## RECORDED INFORMATION
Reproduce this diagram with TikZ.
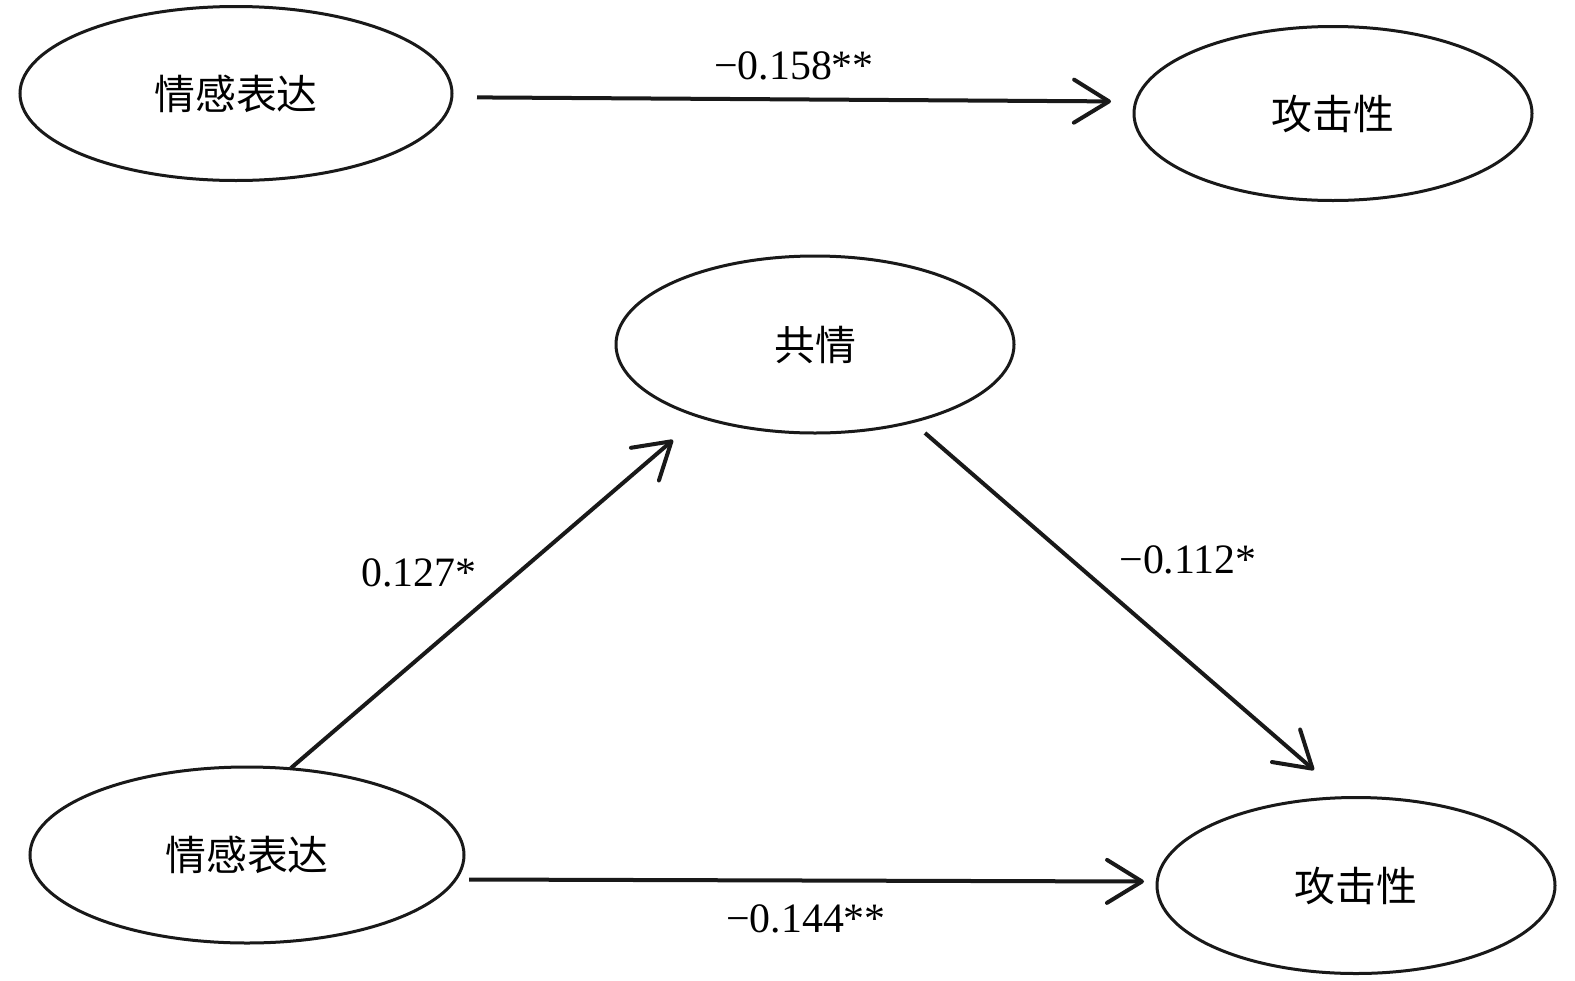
\documentclass[tikz,border=0pt]{standalone}
\usepackage{fontspec}
\setmainfont{Liberation Serif}
\newfontfamily\cjk{Noto Sans CJK SC}
\usetikzlibrary{shapes.geometric,arrows.meta}
\begin{document}
\begin{tikzpicture}[x=1bp,y=-1bp,
  var/.style={draw=black!90,line width=3bp,ellipse,inner sep=0pt,font=\cjk\fontsize{41}{44}\selectfont},
  path/.style={draw=black!90,line width=4bp,-{Straight Barb[length=35bp,width=43bp,round]}},
  coef/.style={font=\fontsize{42}{46}\selectfont}]
\useasboundingbox (0,0) rectangle (1575,980);
\fill[white] (0,0) rectangle (1575,980);
\node[var,minimum width=432bp,minimum height=174bp] (x1) at (236,93.5) {情感表达};
\node[var,minimum width=398bp,minimum height=174bp] (y1) at (1333,113.5) {攻击性};
\node[var,minimum width=398bp,minimum height=177bp] (m) at (815,344.5) {共情};
\node[var,minimum width=434bp,minimum height=176bp] (x2) at (247,855) {情感表达};
\node[var,minimum width=398bp,minimum height=176bp] (y2) at (1356,885.5) {攻击性};
\coordinate (a1) at (477,97.4);
\coordinate (a2) at (1111,101.4);
\coordinate (b1) at (291,768);
\coordinate (b2) at (673,440);
\coordinate (c1) at (925,433);
\coordinate (c2) at (1314,770);
\coordinate (d1) at (469,879.5);
\coordinate (d2) at (1144,881.5);
\draw[path] (a1) -- (a2);
\draw[path] (b1) -- (b2);
\draw[path] (c1) -- (c2);
\draw[path] (d1) -- (d2);
\node[coef] (l1) at (794,66) {−0.158**};
\node[coef] (l2) at (419,573) {0.127*};
\node[coef] (l3) at (1188,560) {−0.112*};
\node[coef] (l4) at (806,919) {−0.144**};
\end{tikzpicture}
\end{document}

## THE EXERCISE
Copy each line above precisely, dropping the pictures.

## RESULT OF THIS EXERCISE
Reproduce this diagram with TikZ.
\documentclass[tikz,border=0pt]{standalone}
\usepackage{fontspec}
\setmainfont{Liberation Serif}
\newfontfamily\cjk{Noto Sans CJK SC}
\usetikzlibrary{shapes.geometric,arrows.meta}
\begin{document}
\begin{tikzpicture}[x=1bp,y=-1bp,
  var/.style={draw=black!90,line width=3bp,ellipse,inner sep=0pt,font=\cjk\fontsize{41}{44}\selectfont},
  path/.style={draw=black!90,line width=4bp,-{Straight Barb[length=35bp,width=43bp,round]}},
  coef/.style={font=\fontsize{42}{46}\selectfont}]
\useasboundingbox (0,0) rectangle (1575,980);
\fill[white] (0,0) rectangle (1575,980);
\node[var,minimum width=432bp,minimum height=174bp] (x1) at (236,93.5) {情感表达};
\node[var,minimum width=398bp,minimum height=174bp] (y1) at (1333,113.5) {攻击性};
\node[var,minimum width=398bp,minimum height=177bp] (m) at (815,344.5) {共情};
\node[var,minimum width=434bp,minimum height=176bp] (x2) at (247,855) {情感表达};
\node[var,minimum width=398bp,minimum height=176bp] (y2) at (1356,885.5) {攻击性};
\coordinate (a1) at (477,97.4);
\coordinate (a2) at (1111,101.4);
\coordinate (b1) at (291,768);
\coordinate (b2) at (673,440);
\coordinate (c1) at (925,433);
\coordinate (c2) at (1314,770);
\coordinate (d1) at (469,879.5);
\coordinate (d2) at (1144,881.5);
\draw[path] (a1) -- (a2);
\draw[path] (b1) -- (b2);
\draw[path] (c1) -- (c2);
\draw[path] (d1) -- (d2);
\node[coef] (l1) at (794,66) {−0.158**};
\node[coef] (l2) at (419,573) {0.127*};
\node[coef] (l3) at (1188,560) {−0.112*};
\node[coef] (l4) at (806,919) {−0.144**};
\end{tikzpicture}
\end{document}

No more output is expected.